I did the fuzzy "in your head" math using "a bit shy of one water-gallon equivalent mass for every 50' " for generic 3/4 plumbing half that for half-inch and STILL got it wrong (by not doing the math correctly in my head- SHOOT ME! or buy me a cup o' coffee... :-) )

It's a rare system where even that gross error in the pipe-borne thermal mass makes a difference- in your system that error would be in the statistical noise of exactly how much water there ACTUALLY is in a nominal 40 gallon tank.

I didn't read the manual closely enough to see if the internal hysteresis around the outdoor reset setpoint is programmable in that boiler, but if it is you can get a lot out of even small buffers, as Rob described. A 16F hysteresis is on the high side compared to a few other non-adjustable boilers I've seen. My napkin-analysis was based on a hysteresis of 5F, which is lower than any boiler I've seen (but not a huge amount lower- I've seen 7F), a number chosen to demonstrated that it's a no-brainer bet.
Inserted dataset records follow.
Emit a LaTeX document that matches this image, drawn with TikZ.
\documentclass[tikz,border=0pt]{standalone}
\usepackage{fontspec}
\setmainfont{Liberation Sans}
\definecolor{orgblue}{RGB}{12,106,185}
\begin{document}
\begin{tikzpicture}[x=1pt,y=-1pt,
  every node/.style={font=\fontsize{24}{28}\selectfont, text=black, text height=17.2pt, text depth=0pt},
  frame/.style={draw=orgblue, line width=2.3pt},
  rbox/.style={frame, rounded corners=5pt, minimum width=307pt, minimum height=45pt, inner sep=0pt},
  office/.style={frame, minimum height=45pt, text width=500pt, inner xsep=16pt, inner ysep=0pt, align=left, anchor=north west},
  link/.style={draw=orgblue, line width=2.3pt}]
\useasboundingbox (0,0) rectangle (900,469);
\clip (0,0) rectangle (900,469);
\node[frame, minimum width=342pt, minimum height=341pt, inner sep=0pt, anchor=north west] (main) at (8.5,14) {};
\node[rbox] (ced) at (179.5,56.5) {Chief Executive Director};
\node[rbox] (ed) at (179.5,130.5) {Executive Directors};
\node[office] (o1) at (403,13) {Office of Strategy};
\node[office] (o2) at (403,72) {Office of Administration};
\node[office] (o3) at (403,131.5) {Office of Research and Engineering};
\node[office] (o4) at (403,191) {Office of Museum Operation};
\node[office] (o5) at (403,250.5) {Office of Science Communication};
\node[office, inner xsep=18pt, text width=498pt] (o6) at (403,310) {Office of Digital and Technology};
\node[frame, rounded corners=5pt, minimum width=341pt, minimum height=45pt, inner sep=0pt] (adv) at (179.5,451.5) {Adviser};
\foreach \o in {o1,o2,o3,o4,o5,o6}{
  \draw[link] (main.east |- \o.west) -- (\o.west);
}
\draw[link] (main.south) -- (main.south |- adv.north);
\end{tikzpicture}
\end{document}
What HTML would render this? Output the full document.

If you're measuring 16F of hysteresis, 20 gallons also enters no-brainer land- it's enough.

There's no magic in 10 minute minimum burns vs. 5, but if you're looking at a dozen burns/hour & counting it's boiler-abuse.

Burns under 1 minute in duration are just plain KILLING efficiency- as much as 10% of the source-fuel BTUs could be wasted on flue purges & ignition cycles on those 35-40 second burns, which gets reduced to a 1% source-fuel waste for a 350-400 second burn. A 10 minute minimum burn isn't dramatically more efficient than a 5 minute minimum burn.

Put another way, assuming the average return water temps would deliver 95% combustion efficiency steady-state, with the short-cycling boiler you're looking at about 85% as-used efficiency on the bursty 35 second burns, but with 20 gallons of buffer lengthening the burns by an order of magnitude you're getting ~94% as-used efficiency. Bumping it up to 40 gallons would buy you another 0.5%- there are diminishing returns.